No one likes being blamed for something they didn't do. That's not a revelation, right? Who would be ok with taking the blame (and possible recrimination and punishment) for something that someone else did? But I was noticing that I was reacting much more strongly to those situations than seemed normal. And it wasn't until it had happened a few more times after that revelation, and I started to think about it more, that I realized the reason. I've been blamed for things consistently in my life that I don't believe were my fault. Now, I suppose it's possible that I'm just refusing to take responsibility. There are some situations where I do think I deserve some blame, but I don't think I deserved the amount of blame (and consequences) that was handed out to me.
I think maybe I was 11 or 12. One of my sisters was giving me a haircut in the dining room. I was sitting in a barstool chair with a sheet draped over me, hanging in the back so that the hair that was cut off wouldn't stick to me and would just drop to the floor. We were kind of in the middle of the room, and the small TV was on, sitting on the counter. I was turned so that when I faced straight ahead, I was looking at the TV, but when my sister had to turn my head to cut different parts of my hair, of course, I couldn't necessarily see the TV.
So I'm sitting there, watching TV, getting my hair cut. My father comes in the room, and he stops to see what's on the TV. Mind you, the TV wasn't just on, I was actually watching whatever show was on.
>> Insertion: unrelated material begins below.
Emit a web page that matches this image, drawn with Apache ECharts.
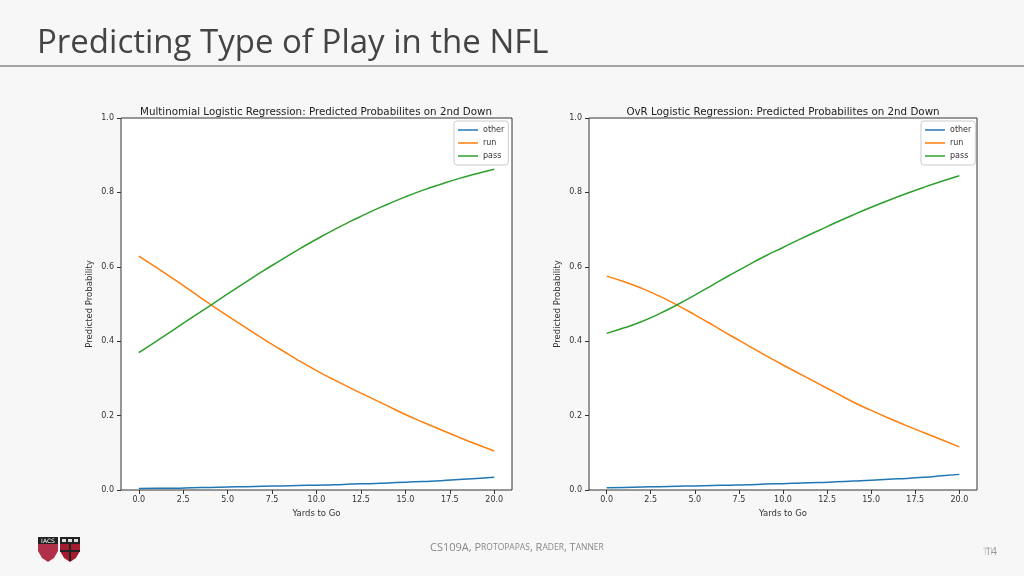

The main TV is in the living room, and I don't know if it was on, and if it was, who was watching it or what they were watching. He stopped right in between me and the TV, completely blocking my view. I asked him to move. He didn't. I asked him again. I tried to get his attention, calling him, telling him I couldn't see, and asking him to move. And he didn't. After a few more times, he got angry, went over to the TV and abruptly turned it off, saying that I was being loud and belligerent and that I didn't deserve to watch TV and walked out of the room. It was one of those TVs that had a knob that you pulled up to turn it on and pushed down to turn it off. I remember that he pushed it down hard because the sound of the knob going down was pretty loud, kind of like slamming a door closed.
I just sat there and tears started. I was stuck in my position. It wasn't like I could move since I was getting my hair cut. That would seem pretty obvious. I wasn't yelling at him. At first, it was a regular level of speaking when I asked him to move. Eventually, yeah, I probably got a little louder, as sometimes, my father couldn't always hear very well, but we were in pretty close proximity, so it seemed unlikely that he couldn't hear me. It's not like it was a show he had been watching. He couldn't even understand the show, as he didn't know English very well. He would just be watching out of idle curiosity to see what it was. But of all the places he could have stopped to watch, anywhere since he had no restrictions on where he needed to be, he stopped literally in the only spot that blocked my line of sight completely. And when I asked him to move and kept telling him that I couldn't see, he didn't budge, until he got angry and blamed me for being loud and apparently bothering him, and my punishment was that I couldn't watching the show I had been watching before he came into the room.
Shortly after he left the room, as I sat there silently crying, my sister made a disgusted noise, walked over to the TV and turned it back on. I don't remember if she said anything else. I don't think I paid any attention to the rest of the show. She finished giving me a haircut in silence.